Your task
Starting at the first line of the entries below, restate each line exactly until you reach the line with "const redHigh = [218, 739]", and print that one too. Leave the pictures out and stop there.

————

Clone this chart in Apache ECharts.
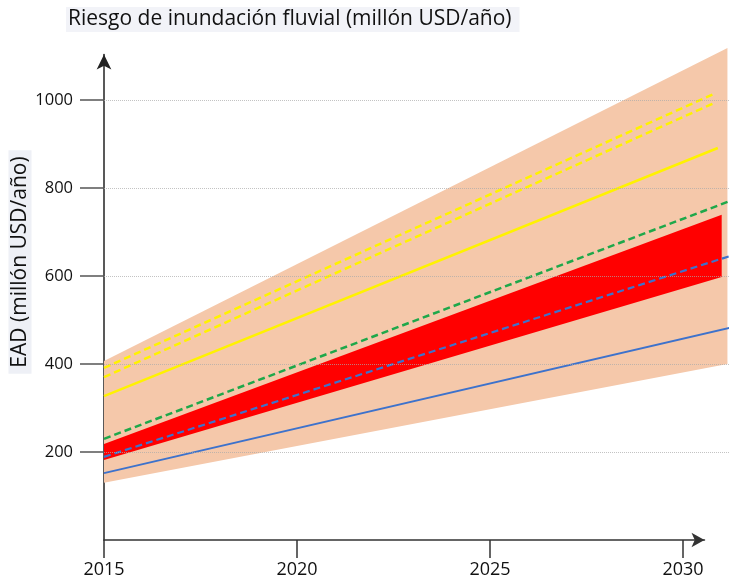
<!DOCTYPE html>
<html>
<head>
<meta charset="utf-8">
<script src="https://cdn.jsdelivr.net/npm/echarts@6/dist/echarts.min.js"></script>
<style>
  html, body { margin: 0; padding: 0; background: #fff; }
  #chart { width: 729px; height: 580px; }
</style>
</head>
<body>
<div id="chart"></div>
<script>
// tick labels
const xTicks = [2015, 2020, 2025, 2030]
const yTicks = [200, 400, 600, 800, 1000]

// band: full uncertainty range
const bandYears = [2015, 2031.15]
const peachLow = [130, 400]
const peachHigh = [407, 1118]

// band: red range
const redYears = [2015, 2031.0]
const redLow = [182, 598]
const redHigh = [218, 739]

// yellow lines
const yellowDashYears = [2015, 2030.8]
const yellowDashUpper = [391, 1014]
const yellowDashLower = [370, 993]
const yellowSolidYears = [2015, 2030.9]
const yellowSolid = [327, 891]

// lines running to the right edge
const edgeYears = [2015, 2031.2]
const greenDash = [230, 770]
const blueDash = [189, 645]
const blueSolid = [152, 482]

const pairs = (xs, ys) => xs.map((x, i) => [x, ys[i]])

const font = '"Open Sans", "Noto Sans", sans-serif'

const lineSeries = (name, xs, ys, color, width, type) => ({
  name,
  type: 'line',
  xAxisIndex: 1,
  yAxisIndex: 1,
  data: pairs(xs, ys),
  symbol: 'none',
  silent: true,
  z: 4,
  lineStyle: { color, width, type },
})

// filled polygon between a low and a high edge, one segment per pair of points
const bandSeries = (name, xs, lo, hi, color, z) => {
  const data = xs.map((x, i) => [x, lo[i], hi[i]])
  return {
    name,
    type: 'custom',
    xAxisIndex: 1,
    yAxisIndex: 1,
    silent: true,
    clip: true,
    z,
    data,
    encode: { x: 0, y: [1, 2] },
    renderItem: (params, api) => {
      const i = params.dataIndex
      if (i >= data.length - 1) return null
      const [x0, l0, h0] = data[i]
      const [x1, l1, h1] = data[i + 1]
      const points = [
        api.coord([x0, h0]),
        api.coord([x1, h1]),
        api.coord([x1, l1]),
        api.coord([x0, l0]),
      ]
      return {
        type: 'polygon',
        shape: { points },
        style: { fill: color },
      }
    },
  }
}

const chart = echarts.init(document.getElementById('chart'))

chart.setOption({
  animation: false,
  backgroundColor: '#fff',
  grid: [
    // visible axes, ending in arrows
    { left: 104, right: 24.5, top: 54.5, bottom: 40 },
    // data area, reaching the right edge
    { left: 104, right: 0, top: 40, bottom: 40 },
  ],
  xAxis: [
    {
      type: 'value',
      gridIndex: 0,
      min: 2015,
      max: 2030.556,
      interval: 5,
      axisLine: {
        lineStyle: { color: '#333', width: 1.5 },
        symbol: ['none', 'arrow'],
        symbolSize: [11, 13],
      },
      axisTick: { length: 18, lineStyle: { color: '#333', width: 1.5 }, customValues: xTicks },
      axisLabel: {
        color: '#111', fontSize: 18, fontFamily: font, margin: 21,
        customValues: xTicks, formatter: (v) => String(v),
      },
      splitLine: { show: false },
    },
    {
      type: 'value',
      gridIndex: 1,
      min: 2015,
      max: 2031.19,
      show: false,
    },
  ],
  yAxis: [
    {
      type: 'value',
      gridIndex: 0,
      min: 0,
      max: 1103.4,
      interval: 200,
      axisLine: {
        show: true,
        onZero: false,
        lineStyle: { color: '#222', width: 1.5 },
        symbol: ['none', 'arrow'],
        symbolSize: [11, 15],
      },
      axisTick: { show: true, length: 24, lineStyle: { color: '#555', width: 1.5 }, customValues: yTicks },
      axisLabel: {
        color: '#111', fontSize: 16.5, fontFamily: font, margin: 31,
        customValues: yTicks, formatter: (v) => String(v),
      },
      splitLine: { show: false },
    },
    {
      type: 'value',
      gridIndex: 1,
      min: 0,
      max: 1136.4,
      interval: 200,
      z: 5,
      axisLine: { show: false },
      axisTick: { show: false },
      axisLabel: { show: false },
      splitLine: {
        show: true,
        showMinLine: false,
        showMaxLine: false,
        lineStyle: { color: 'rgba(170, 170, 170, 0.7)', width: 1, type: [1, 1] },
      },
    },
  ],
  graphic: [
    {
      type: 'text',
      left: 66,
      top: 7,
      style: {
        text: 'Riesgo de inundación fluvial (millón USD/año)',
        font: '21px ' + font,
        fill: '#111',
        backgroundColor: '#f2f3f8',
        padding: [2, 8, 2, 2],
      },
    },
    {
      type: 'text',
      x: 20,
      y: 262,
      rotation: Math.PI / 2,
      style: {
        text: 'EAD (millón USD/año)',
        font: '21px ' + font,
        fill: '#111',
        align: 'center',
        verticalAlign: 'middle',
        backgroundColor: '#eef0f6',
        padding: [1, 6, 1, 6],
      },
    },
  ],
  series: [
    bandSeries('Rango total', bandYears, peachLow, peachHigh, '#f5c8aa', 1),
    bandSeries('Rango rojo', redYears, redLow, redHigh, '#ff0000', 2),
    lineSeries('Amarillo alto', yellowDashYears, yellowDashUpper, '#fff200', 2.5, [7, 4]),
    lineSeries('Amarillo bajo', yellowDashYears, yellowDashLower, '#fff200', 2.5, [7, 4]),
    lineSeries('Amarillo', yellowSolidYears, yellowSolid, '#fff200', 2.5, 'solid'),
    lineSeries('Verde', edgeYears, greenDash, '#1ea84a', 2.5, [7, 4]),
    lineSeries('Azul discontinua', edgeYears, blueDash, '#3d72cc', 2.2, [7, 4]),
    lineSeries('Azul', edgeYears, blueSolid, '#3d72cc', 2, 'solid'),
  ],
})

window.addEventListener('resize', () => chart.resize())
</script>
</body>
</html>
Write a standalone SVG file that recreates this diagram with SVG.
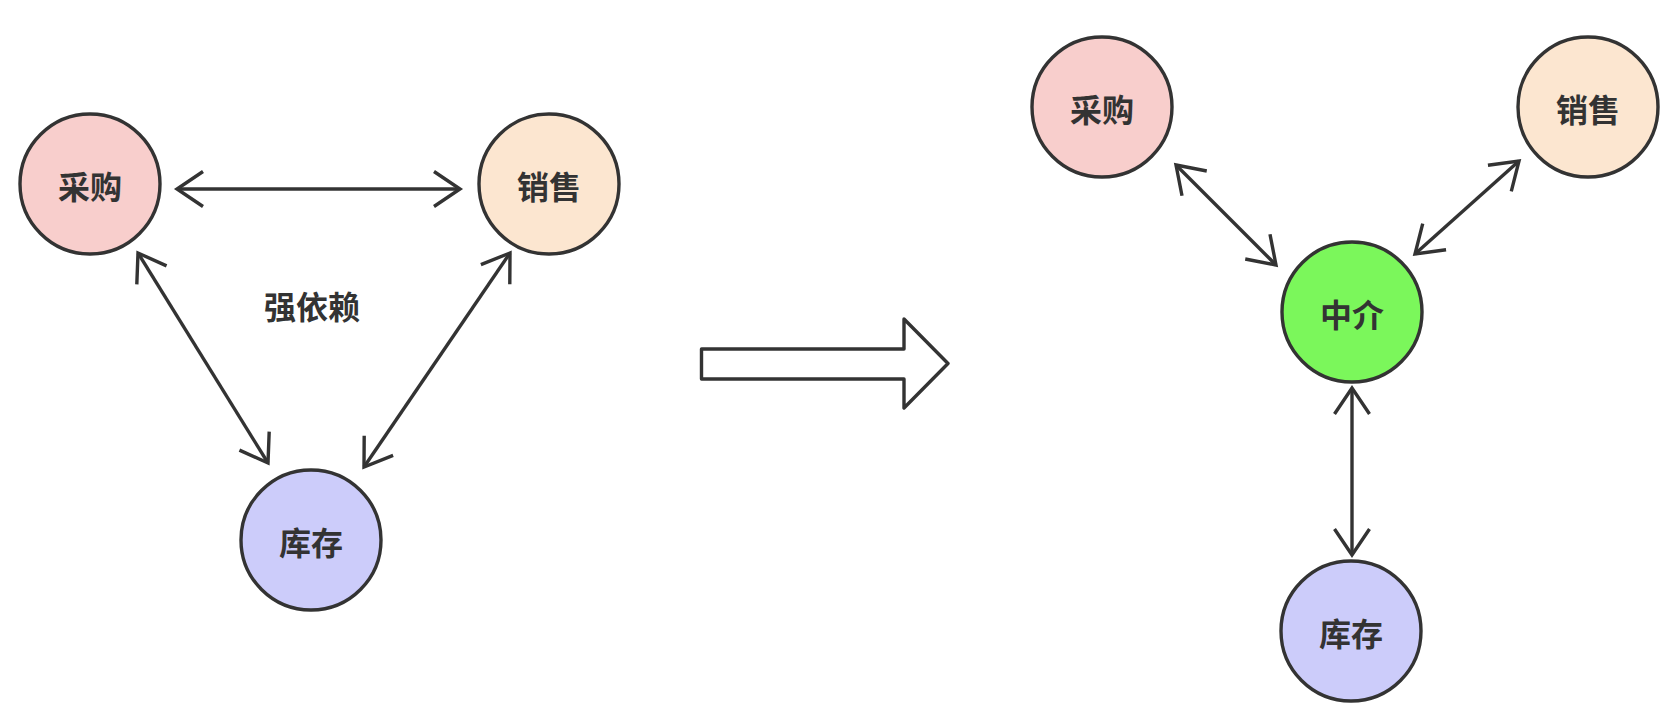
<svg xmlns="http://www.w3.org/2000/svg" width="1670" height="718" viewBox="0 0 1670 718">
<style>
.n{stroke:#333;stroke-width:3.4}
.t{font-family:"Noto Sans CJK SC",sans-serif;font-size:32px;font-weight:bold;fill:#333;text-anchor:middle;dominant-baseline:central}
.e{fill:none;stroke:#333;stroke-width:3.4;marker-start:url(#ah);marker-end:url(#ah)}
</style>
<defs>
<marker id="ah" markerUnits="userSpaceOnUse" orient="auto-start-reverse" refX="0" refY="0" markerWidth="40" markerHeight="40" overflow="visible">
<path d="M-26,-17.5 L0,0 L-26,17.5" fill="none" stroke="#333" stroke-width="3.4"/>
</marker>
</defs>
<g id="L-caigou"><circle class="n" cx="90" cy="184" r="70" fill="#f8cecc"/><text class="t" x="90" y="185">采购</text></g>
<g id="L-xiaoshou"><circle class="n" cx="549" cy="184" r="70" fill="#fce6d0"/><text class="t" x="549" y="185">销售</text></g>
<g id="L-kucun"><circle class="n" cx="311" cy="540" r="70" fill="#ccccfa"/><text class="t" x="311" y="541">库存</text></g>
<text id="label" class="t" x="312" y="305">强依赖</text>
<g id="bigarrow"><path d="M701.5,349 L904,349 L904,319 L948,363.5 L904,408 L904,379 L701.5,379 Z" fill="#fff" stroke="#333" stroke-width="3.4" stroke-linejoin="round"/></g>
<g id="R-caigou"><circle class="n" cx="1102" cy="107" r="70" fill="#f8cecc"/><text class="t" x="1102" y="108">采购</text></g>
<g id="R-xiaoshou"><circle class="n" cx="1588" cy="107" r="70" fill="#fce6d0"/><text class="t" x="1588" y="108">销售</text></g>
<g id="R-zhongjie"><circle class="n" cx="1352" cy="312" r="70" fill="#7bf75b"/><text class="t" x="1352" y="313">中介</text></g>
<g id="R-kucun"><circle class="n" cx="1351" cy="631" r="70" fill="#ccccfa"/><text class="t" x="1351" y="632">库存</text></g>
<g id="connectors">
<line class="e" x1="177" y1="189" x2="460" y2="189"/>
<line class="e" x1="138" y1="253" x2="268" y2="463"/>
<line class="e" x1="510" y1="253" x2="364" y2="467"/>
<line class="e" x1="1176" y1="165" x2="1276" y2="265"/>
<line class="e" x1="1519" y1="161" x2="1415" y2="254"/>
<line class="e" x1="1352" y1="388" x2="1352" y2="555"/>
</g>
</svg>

————

Answer to this task
Clone this chart in Apache ECharts.
<!DOCTYPE html>
<html>
<head>
<meta charset="utf-8">
<script src="https://cdn.jsdelivr.net/npm/echarts@6/dist/echarts.min.js"></script>
<style>
  html, body { margin: 0; padding: 0; background: #fff; }
  #chart { width: 729px; height: 580px; }
</style>
</head>
<body>
<div id="chart"></div>
<script>
// tick labels
const xTicks = [2015, 2020, 2025, 2030]
const yTicks = [200, 400, 600, 800, 1000]

// band: full uncertainty range
const bandYears = [2015, 2031.15]
const peachLow = [130, 400]
const peachHigh = [407, 1118]

// band: red range
const redYears = [2015, 2031.0]
const redLow = [182, 598]
const redHigh = [218, 739]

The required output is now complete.